UFC Fight Night: Weigh-Ins Photo by Jeff Bottari/Zuffa LLC/Zuffa LLC via Getty Images

The summer of 2019 was a boon for fighters looking to find their way into the world’s largest MMA promotion. The UFC handed out somewhere in the neighborhood of half a hundred contracts over just a few months—largely to winners from Dana White’s Contender Series. As a result, The UFC signings for the rest of the year fell off a cliff.

And, now that 2020 is in swing, it appears the other shoe is dropping. The UFC recently pushed a large number of fighters into the “released/not fighting” sections of their online website. Some of those were well known cuts: fighters like Curtis Millender, Thiago Alves, and David Branch. But, more than a dozen appear to be previously unreported.

Chief among them, Brad Katona. The Canadian training out of SBG Ireland was one of the final winners of the recently shelved Ultimate Fighter series. He started his UFC career with victories over Jay Cucciniello & Matthew Lopez before dropping back to back bouts. TSN reporter Aaron Bronsteter confirmed the Katona’s release on Twitter.

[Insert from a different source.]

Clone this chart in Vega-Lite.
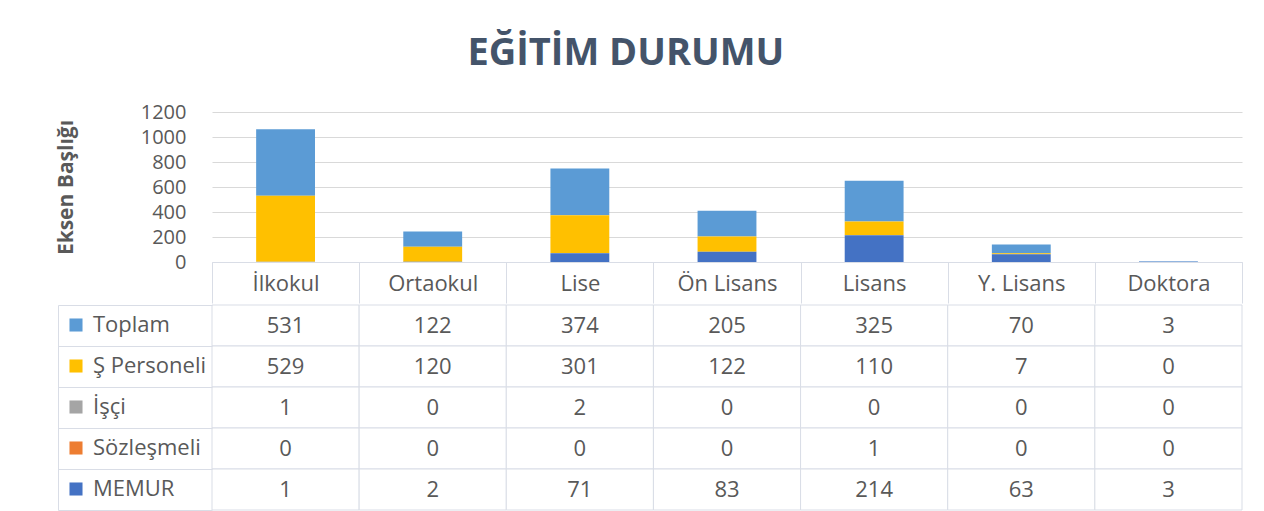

Along with Katona, Lucie Pudilova, Brandon Davis, Daniel Spitz, Darko Stosic, Hector Aldana, Luke Jumeau, Ben Saunders, Salim Touahri, Martin Bravo, Polo Reyes, Carlos Huachin, and Grigory Popov have been shunted off the UFC’s active roster. It is entirely possible that some of that has been done by mistake, or could be indicative of other factors than a simple release from the fighters’ contract. However, Brandon Davis has also taken to Twitter to announce his release since these cuts were first reported. MMA Junkie has also confirmed the releases of Spitz, Saunders, and Popov.

For the past several years the UFC has seemed to focus largely on talent acquisition and retention, rather than the more cutthroat roster management they became infamous for in the past. But, it could be that with the seemingly growing success of DWCS, more regular roster cuts could be on the horizon.